Le président français a accueilli la directrice générale de l’Unesco, Irina Bokova, venue appuyer l’initiative, par ces mots : « Conscience de l’humanité, l’Unesco trouvera toujours la France à ses côtés ». En maître de cérémonie, Jack Lang, président de l’Institut du monde arabe, pilote de l’opération pour François Hollande, avec son homologue et partenaire émirien Mohamed Al Mubarak, représentant spécial du prince héritier d’Abou Dhabi, ont salué les invités.
Partage des archives
Ministres et ambassadeurs des Etats soutenant la démarche française et ceux des pays victimes, Mali, Irak, Afghanistan, notamment, se sont succédé à la tribune. Manquait la Syrie, où les dommages sont immenses, d’Alep à Palmyre ou Mari.

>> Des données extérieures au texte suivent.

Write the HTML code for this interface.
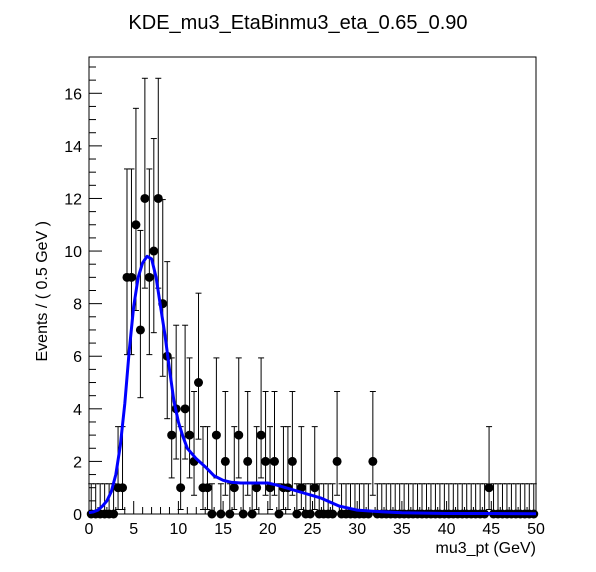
<!DOCTYPE html>
<html><head><meta charset="utf-8"><style>
body{margin:0;background:#fff}
svg{display:block;font-family:"Liberation Sans",Arial,sans-serif}
</style></head><body>
<svg id="c" width="596" height="572" xmlns="http://www.w3.org/2000/svg">
<rect width="596" height="572" fill="#fff"/>
<text x="298" y="29" font-size="20" text-anchor="middle">KDE_mu3_EtaBinmu3_eta_0.65_0.90</text>
<text x="536" y="553" font-size="16" text-anchor="end">mu3_pt (GeV)</text>
<text transform="translate(47,221) rotate(-90)" font-size="16" text-anchor="end">Events / ( 0.5 GeV )</text>
<g id="g"></g>
</svg>
<script>
const counts=[0,0,0,0,0,0,1,1,9,9,11,7,12,9,10,12,8,6,3,4,1,4,3,2,5,1,1,0,3,0,2,0,1,3,0,2,0,1,3,2,1,2,0,1,1,2,0,1,0,0,1,0,0,0,0,2,0,0,0,0,0,0,0,2,0,0,0,0,0,0,0,0,0,0,0,0,0,0,0,0,0,0,0,0,0,0,0,0,0,1,0,0,0,0,0,0,0,0,0,0];
const curveX=[0,0.5,1,1.5,2,2.5,3,3.5,4,4.5,5,5.5,6,6.5,7,7.5,8,8.5,9,9.5,10,10.5,11,12,13,14,15,16,17,18,19,20,21,22,23,24,25,26,27,28,30,32,35,40,45,50];
const curveY=[0.05,0.08,0.15,0.3,0.5,0.85,1.5,2.6,4.2,6.2,7.9,9.0,9.55,9.8,9.7,9.0,7.9,6.8,5.5,4.3,3.5,2.95,2.5,2.1,1.8,1.45,1.28,1.2,1.18,1.18,1.18,1.18,1.1,1.0,0.9,0.8,0.7,0.6,0.45,0.3,0.15,0.1,0.05,0.02,0.02,0.01];
const xTicks=[0,5,10,15,20,25,30,35,40,45,50];
const yTicks=[0,2,4,6,8,10,12,14,16];
const X0=89,X1=536,Y0=514,Y1=57,XMAX=50,YMAX=17.38;
const sx=v=>X0+(X1-X0)*v/XMAX, sy=v=>Y0-(Y0-Y1)*v/YMAX;
const g=document.getElementById('g'),NS='http://www.w3.org/2000/svg';
function mk(t,a){const e=document.createElementNS(NS,t);for(const k in a)e.setAttribute(k,a[k]);g.appendChild(e);return e;}
function errs(n){if(n===0)return[0,1.15];const lo=n*Math.pow(1-1/(9*n)-1/(3*Math.sqrt(n)),3);return[n-lo,Math.sqrt(n+0.75)+1];}
let fr=mk('rect',{x:X0,y:Y1,width:X1-X0,height:Y0-Y1,fill:'none',stroke:'#000','stroke-width':1});


for(let v=0;v<=XMAX;v+=1){const big=v%5===0;mk('line',{x1:sx(v),x2:sx(v),y1:Y0,y2:Y0-(big?13:7),stroke:'#000'});}
xTicks.forEach(v=>{const t=mk('text',{x:sx(v),y:Y0+20,'font-size':16,'text-anchor':'middle'});t.textContent=v;

});
for(let v=0;v<=17;v+=0.5){const big=v%2===0;mk('line',{x1:X0,x2:X0+(big?13:7),y1:sy(v),y2:sy(v),stroke:'#000'});}
yTicks.forEach(v=>{const t=mk('text',{x:X0-7,y:sy(v)+6,'font-size':16,'text-anchor':'end'});t.textContent=v;

});
counts.forEach((n,i)=>{const xc=0.25+0.5*i,px=sx(xc);const [dl,du]=errs(n);
mk('line',{x1:px,x2:px,y1:sy(n+du),y2:sy(Math.max(0,n-dl)),stroke:'#000'});
mk('line',{x1:px-3,x2:px+3,y1:sy(n+du),y2:sy(n+du),stroke:'#000'});
if(n>0)mk('line',{x1:px-3,x2:px+3,y1:sy(n-dl),y2:sy(n-dl),stroke:'#000'});
mk('line',{x1:sx(xc-0.25),x2:sx(xc+0.25),y1:sy(n),y2:sy(n),stroke:'#000'});
const c=mk('circle',{cx:px,cy:sy(n),r:4.5,fill:'#000'});

});
let d='';curveX.forEach((x,i)=>{d+=(i?'L':'M')+sx(x).toFixed(1)+','+sy(curveY[i]).toFixed(1);});
const p=mk('path',{d:d,fill:'none',stroke:'#0000ff','stroke-width':3,'stroke-linejoin':'round'});


</script>
</body></html>
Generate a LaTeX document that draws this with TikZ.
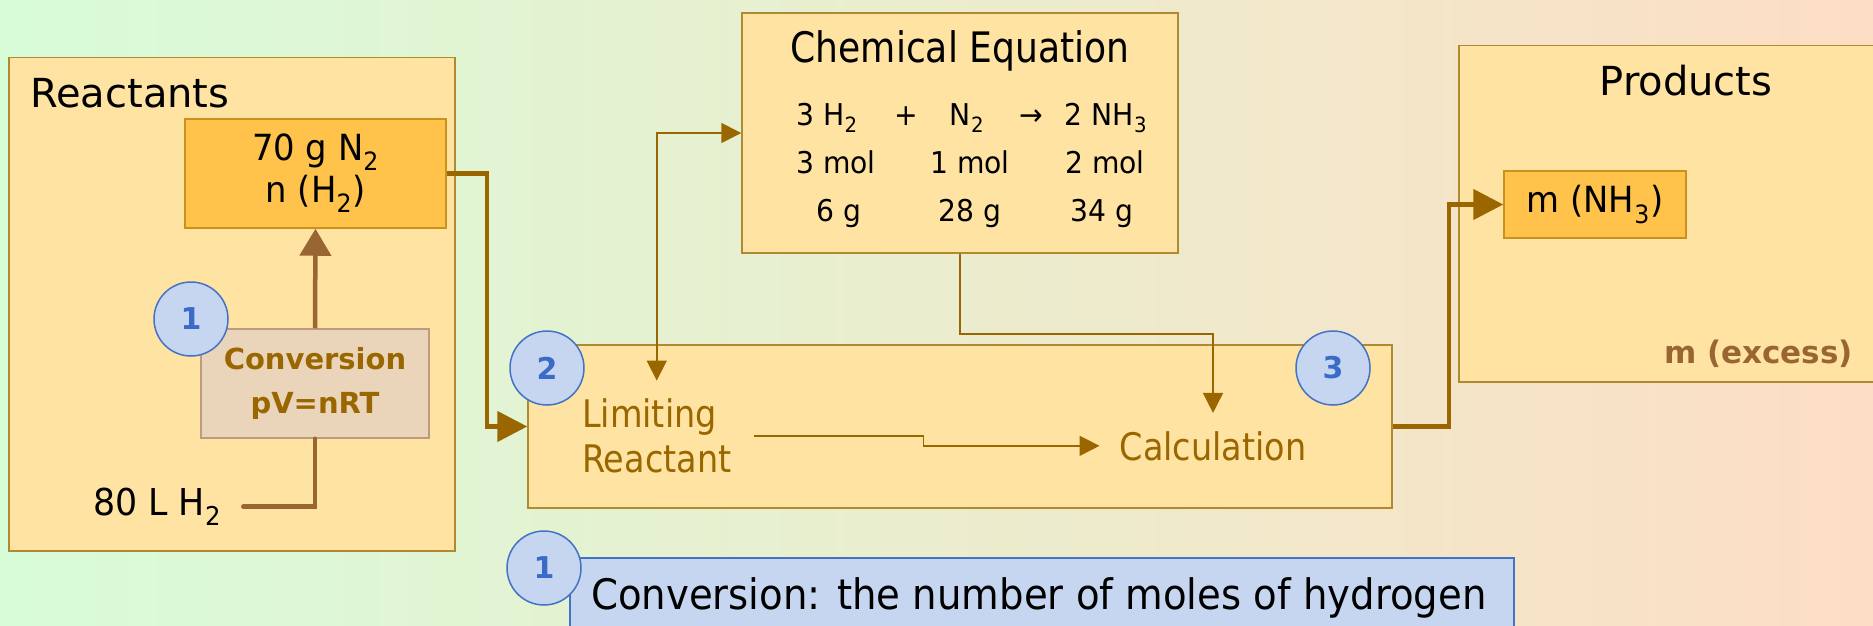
\documentclass[tikz,border=0pt]{standalone}
\usepackage{fontspec}
\setmainfont{DejaVu Sans}
\newfontfamily\cfa[FakeStretch=0.86]{DejaVu Sans}
\newfontfamily\cfb[FakeStretch=0.88]{DejaVu Sans}
\newfontfamily\cfc[FakeStretch=0.92]{DejaVu Sans}
\newfontfamily\cfd[FakeStretch=0.94]{DejaVu Sans}
\usetikzlibrary{arrows.meta}
\definecolor{bgL}{HTML}{D8FCD8}
\definecolor{bgM}{HTML}{EEEDCB}
\definecolor{bgR}{HTML}{FDDEC4}
\definecolor{boxfill}{HTML}{FFE3A3}
\definecolor{boxline}{HTML}{B08A30}
\definecolor{innerfill}{HTML}{FFC24A}
\definecolor{innerline}{HTML}{C8921E}
\definecolor{convfill}{HTML}{EAD4BA}
\definecolor{convline}{HTML}{BC9C7C}
\definecolor{circfill}{HTML}{C6D6F0}
\definecolor{circline}{HTML}{4472C4}
\definecolor{circtext}{HTML}{3A6BC8}
\definecolor{gold}{HTML}{996600}
\definecolor{brownc}{HTML}{996633}
\newcommand{\fsz}[2]{\fontsize{#1}{#2}\selectfont}
\tikzset{
  panel/.style={draw=boxline, line width=1.5pt, fill=boxfill, inner sep=0pt},
  innerbox/.style={draw=innerline, line width=1.5pt, fill=innerfill, inner sep=0pt},
  convbox/.style={draw=convline, line width=1.5pt, fill=convfill, inner sep=0pt},
  notebox/.style={draw=circline, line width=1.5pt, fill=circfill, inner sep=0pt},
  numcirc/.style={circle, draw=circline, line width=1.5pt, fill=circfill, minimum size=74pt, inner sep=0pt, text=circtext, font=\bfseries\fsz{30}{36}},
  lbl/.style={inner sep=0pt},
  thickarrow/.style={draw=gold, line width=4.5pt, -{Triangle[length=30pt,width=30pt]}},
  brownarrow/.style={draw=brownc, line width=4.5pt, -{Triangle[length=27pt,width=31pt]}},
  brownline/.style={draw=brownc, line width=4.5pt, line cap=round},
  thinarrow/.style={draw=gold, line width=1.6pt, -{Triangle[length=20pt,width=20pt]}},
  biarrow/.style={draw=gold, line width=1.6pt, {Triangle[length=20pt,width=20pt]}-{Triangle[length=20pt,width=20pt]}},
  eq/.style={inner sep=0pt, anchor=base, font=\cfd\fsz{30}{36}}
}
\begin{document}
\begin{tikzpicture}[x=1pt,y=-1pt]
\useasboundingbox (0,0) rectangle (1873,626);
\clip (0,0) rectangle (1873,626);
\shade[left color=bgL, middle color=bgM, right color=bgR] (0,0) rectangle (1873,626);

% Reactants panel
\node[panel, anchor=north west, minimum width=446pt, minimum height=493pt] (reac) at (8,57) {};
\node[lbl, anchor=base west, font=\fsz{40}{48}] (reaclbl) at (30,107) {Reactants};
\node[innerbox, minimum width=261pt, minimum height=109pt, align=center, font=\cfd\fsz{36}{42}] (n2) at (315.5,173.5) {70 g N\textsubscript{2}\\n (H\textsubscript{2})};
\node[convbox, minimum width=228pt, minimum height=109pt, align=center, text=gold, font=\bfseries\fsz{29}{44}] (conv) at (315,383.5) {Conversion\\pV=nRT};
\node[lbl, anchor=base west, font=\cfd\fsz{37}{42}] (h2) at (93,515) {80 L H\textsubscript{2}};
\draw[brownline] ([xshift=22pt]h2.east) -| (conv.south);
\draw[brownarrow] (conv.north) -- (n2.south);
\node[numcirc] (c1) at (191,319) {1};

% Chemical equation panel
\node[panel, minimum width=436pt, minimum height=240pt] (chem) at (960,133) {};
\node[lbl, anchor=base, font=\cfa\fsz{42}{48}] (chemt) at (960,63) {Chemical Equation};
\node[eq] (e11) at (827,125) {3 H\textsubscript{2}};
\node[eq] (e12) at (906,125) {+};
\node[eq] (e13) at (967,125) {N\textsubscript{2}};
\node[eq] (e14) at (1031,125) {→};
\node[eq] (e15) at (1106,125) {2 NH\textsubscript{3}};
\node[eq] (e21) at (836,173) {3 mol};
\node[eq] (e22) at (970,173) {1 mol};
\node[eq] (e23) at (1105,173) {2 mol};
\node[eq] (e31) at (839,221) {6 g};
\node[eq] (e32) at (970,221) {28 g};
\node[eq] (e33) at (1102,221) {34 g};

% Products panel
\node[panel, anchor=north west, minimum width=440pt, minimum height=336pt] (prod) at (1458,45) {};
\node[lbl, anchor=base, font=\fsz{40}{48}] (prodlbl) at (1686,95) {Products};
\node[innerbox, minimum width=182pt, minimum height=67pt, font=\cfd\fsz{36}{40}] (nh3) at (1595,204.5) {m (NH\textsubscript{3})};
\node[lbl, anchor=base east, text=brownc, font=\bfseries\fsz{31}{37}] (exc) at (1853,363) {m (excess)};

% Limiting / calculation panel
\node[panel, minimum width=864pt, minimum height=163pt] (lim) at (960,426.5) {};
\node[lbl, anchor=west, align=left, text=gold, font=\cfb\fsz{38}{45}] (lt) at (582,436) {Limiting\\Reactant};
\node[lbl, anchor=base, text=gold, font=\cfb\fsz{38}{44}] (calc) at (1213,460) {Calculation};

% connectors
\draw[thickarrow] (n2.east) -- ++(40,0) |- (lim.west);
\draw[thickarrow] (lim.east) -- ++(56,0) |- (nh3.west);
\draw[biarrow] (chem.west) -| ([yshift=18pt]lt.north);
\draw[thinarrow] (chem.south) -- ++(0,80) -| ([yshift=18pt]calc.north);
\draw[thinarrow] ([xshift=22pt]lt.east) -- ++(170,0) |- ([xshift=-20pt]calc.west);

\node[numcirc] (c2) at (547,368) {2};
\node[numcirc] (c3) at (1333,368) {3};

% note
\node[notebox, anchor=north west, minimum width=944pt, minimum height=100pt] (note) at (569,557) {};
\node[lbl, anchor=base west, font=\cfc\fsz{42}{48}] (notet) at (591,609) {Conversion: the number of moles of hydrogen};
\node[numcirc] (c4) at (544,568) {1};
\end{tikzpicture}
\end{document}
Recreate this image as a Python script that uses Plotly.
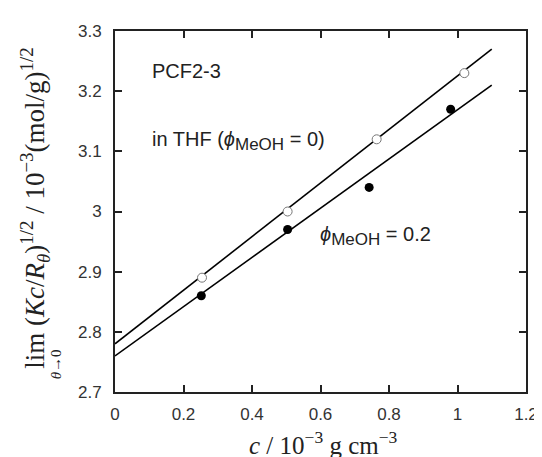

Le banc et l’arrière banc de la diplomatie internationale, les responsables des grands musées parisiens et les scientifiques spécialistes de ce Proche-Orient victime, mais aussi du Yémen, du Mali, de Libye, se tenaient serrés sur des chaises à l’ombre des bas-reliefs millénaires.
Apportant aussi son soutien, Marcus Hilgert, directeur des antiquités du Proche et Moyen Orient du Pergamon, musée berlinois, s’est réjoui «de l’engagement, dans un partenariat public-privé, avec une approche transdisciplinaire et une coordination internationale pour protéger le patrimoine sur une très grande échelle ». Modèle qui a fait le succès au Cambodge de la résurrection des temples d’Angkor où, en vingt ans, 500 millions de dollars ont été apportés par la communauté internationale pour financer la mise en œuvre de 70 projets. Comme le rappela, dans son discours, la ministre française de la culture Audrey Azoulay (candidate à la direction générale de l’Unesco) : « Cette cause nous rassemble au-delà de nos différences ».
« Il est temps de passer de l’émotion à l’action », a insisté Jean-Luc Martinez. Le plus complexe est à venir, avec le choix des priorités et des chantiers à ouvrir dans le cadre d’un Comité scientifique de coordination et de suivi des projets à mettre en place. Celui-ci devra travailler avec le Comité conjoint Irak-Unesco créé, le 24 février, à l’issue du colloque Unesco consacré à l’Irak, avec le gouvernement irakien et une cinquantaine d’experts. Pour Hosham Dawod, anthropologue au CNRS, qui en fait partie, « l’attente des pays concernés par les ravages des djihadistes est immense. A Genève, l’ALIPH, doit travailler “avec” ces pays au sein même du Comité scientifique, et pas seulement “sur” ces pays ». Le partage international des archives archéologiques urge, comme la sécurisation des sites pour éviter les pillages et la formation d’équipes locales. « Une tâche de dizaines d’années », prévient Irina Bokova. Si les fonds suivent.